■ Request ■
Retype the whole listing verbatim and keep the pictures out of it.

·····

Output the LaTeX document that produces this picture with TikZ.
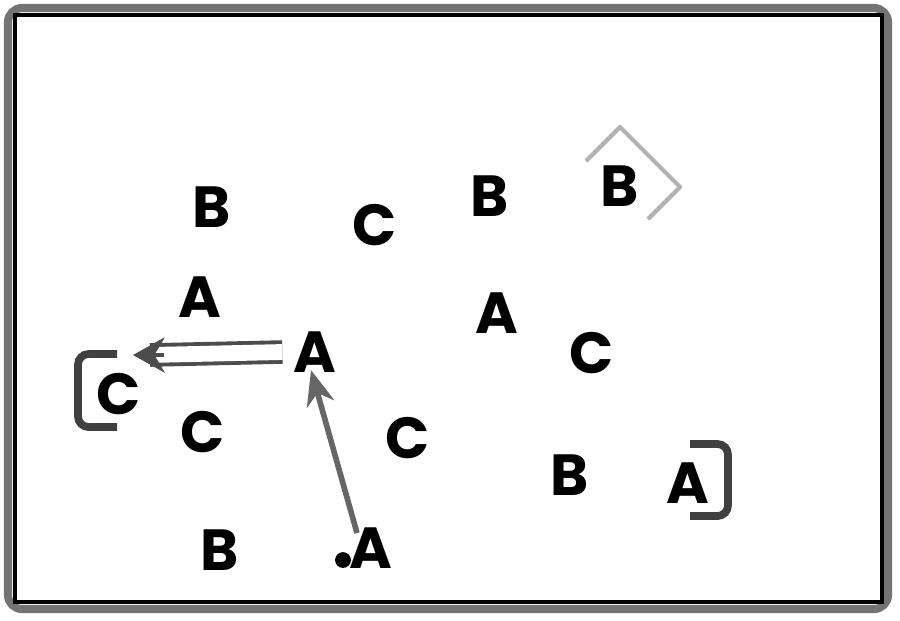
\documentclass[tikz,border=0pt]{standalone}
\usepackage{fontspec}
\setmainfont{Poppins}
\usetikzlibrary{arrows.meta}
\tikzset{
  lbl/.style={font=\fontsize{16.5}{20}\selectfont\bfseries, inner sep=1pt, text=black},
  bracketline/.style={draw=black!75, line width=2.2pt, rounded corners=3pt},
  diamondline/.style={draw=black!30, line width=1.2pt, line join=round},
  linkarrow/.style={draw=black!60, line width=1.6pt, -{Stealth[length=10pt,width=8pt]}},
  dblline/.style={draw=black!70, double=white, double distance=4.5pt, line width=1.1pt},
  headarrow/.style={draw=black!70, line width=1.1pt, -{Stealth[length=9pt,width=10pt]}},
}
\begin{document}
\begin{tikzpicture}[x=0.01cm,y=-0.01cm]
\useasboundingbox (0,0) rectangle (900,620);
% frame
\draw[black!55, line width=2.3pt, rounded corners=4pt] (8,8) rectangle (888,609);
\draw[black, line width=1pt] (15,15) rectangle (882,602);
% letters
\node[lbl] (b1) at (212,207) {B};
\node[lbl] (c1) at (375,225) {C};
\node[lbl] (b2) at (490,196) {B};
\node[lbl] (b3) at (620,186) {B};
\node[lbl] (a1) at (200,297) {A};
\node[lbl] (a2) at (497,313) {A};
\node[lbl] (c2) at (592,353) {C};
\node[lbl] (a3) at (315,352) {A};
\node[lbl] (c3) at (119,394) {C};
\node[lbl] (c4) at (203,432) {C};
\node[lbl] (c5) at (408,438) {C};
\node[lbl] (b4) at (570,475) {B};
\node[lbl] (a4) at (688,483) {A};
\node[lbl] (b5) at (220,550) {B};
\node[lbl] (a5) at (371,548) {A};
\node[circle, fill=black, inner sep=0pt, minimum size=4.5pt] (dot) at (343,560) {};
% decorations
\draw[bracketline] (117,354) -- (78,354) -- (78,427) -- (117,427);
\draw[bracketline] (690,444) -- (728,444) -- (728,516) -- (690,516);
\draw[diamondline] (586,161) -- (620,127) -- (680,187) -- (648,219);
% connectors
\coordinate (dstart) at ([xshift=-2pt]a3.west);
\coordinate (dmid) at (150,355);
\coordinate (dtip) at (133,355);
\draw[dblline] (dstart) -- (dmid);
\draw[headarrow] ([xshift=4pt]dmid) -- (dtip);
\coordinate (lstart) at (357,533);
\coordinate (lend) at (311,370);
\draw[linkarrow] (lstart) -- (lend);
\end{tikzpicture}
\end{document}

·····

■ Solution below ■
Output the LaTeX document that produces this picture with TikZ.
\documentclass[tikz,border=0pt]{standalone}
\usepackage{fontspec}
\setmainfont{Poppins}
\usetikzlibrary{arrows.meta}
\tikzset{
  lbl/.style={font=\fontsize{16.5}{20}\selectfont\bfseries, inner sep=1pt, text=black},
  bracketline/.style={draw=black!75, line width=2.2pt, rounded corners=3pt},
  diamondline/.style={draw=black!30, line width=1.2pt, line join=round},
  linkarrow/.style={draw=black!60, line width=1.6pt, -{Stealth[length=10pt,width=8pt]}},
  dblline/.style={draw=black!70, double=white, double distance=4.5pt, line width=1.1pt},
  headarrow/.style={draw=black!70, line width=1.1pt, -{Stealth[length=9pt,width=10pt]}},
}
\begin{document}
\begin{tikzpicture}[x=0.01cm,y=-0.01cm]
\useasboundingbox (0,0) rectangle (900,620);
% frame
\draw[black!55, line width=2.3pt, rounded corners=4pt] (8,8) rectangle (888,609);
\draw[black, line width=1pt] (15,15) rectangle (882,602);
% letters
\node[lbl] (b1) at (212,207) {B};
\node[lbl] (c1) at (375,225) {C};
\node[lbl] (b2) at (490,196) {B};
\node[lbl] (b3) at (620,186) {B};
\node[lbl] (a1) at (200,297) {A};
\node[lbl] (a2) at (497,313) {A};
\node[lbl] (c2) at (592,353) {C};
\node[lbl] (a3) at (315,352) {A};
\node[lbl] (c3) at (119,394) {C};
\node[lbl] (c4) at (203,432) {C};
\node[lbl] (c5) at (408,438) {C};
\node[lbl] (b4) at (570,475) {B};
\node[lbl] (a4) at (688,483) {A};
\node[lbl] (b5) at (220,550) {B};
\node[lbl] (a5) at (371,548) {A};
\node[circle, fill=black, inner sep=0pt, minimum size=4.5pt] (dot) at (343,560) {};
% decorations
\draw[bracketline] (117,354) -- (78,354) -- (78,427) -- (117,427);
\draw[bracketline] (690,444) -- (728,444) -- (728,516) -- (690,516);
\draw[diamondline] (586,161) -- (620,127) -- (680,187) -- (648,219);
% connectors
\coordinate (dstart) at ([xshift=-2pt]a3.west);
\coordinate (dmid) at (150,355);
\coordinate (dtip) at (133,355);
\draw[dblline] (dstart) -- (dmid);
\draw[headarrow] ([xshift=4pt]dmid) -- (dtip);
\coordinate (lstart) at (357,533);
\coordinate (lend) at (311,370);
\draw[linkarrow] (lstart) -- (lend);
\end{tikzpicture}
\end{document}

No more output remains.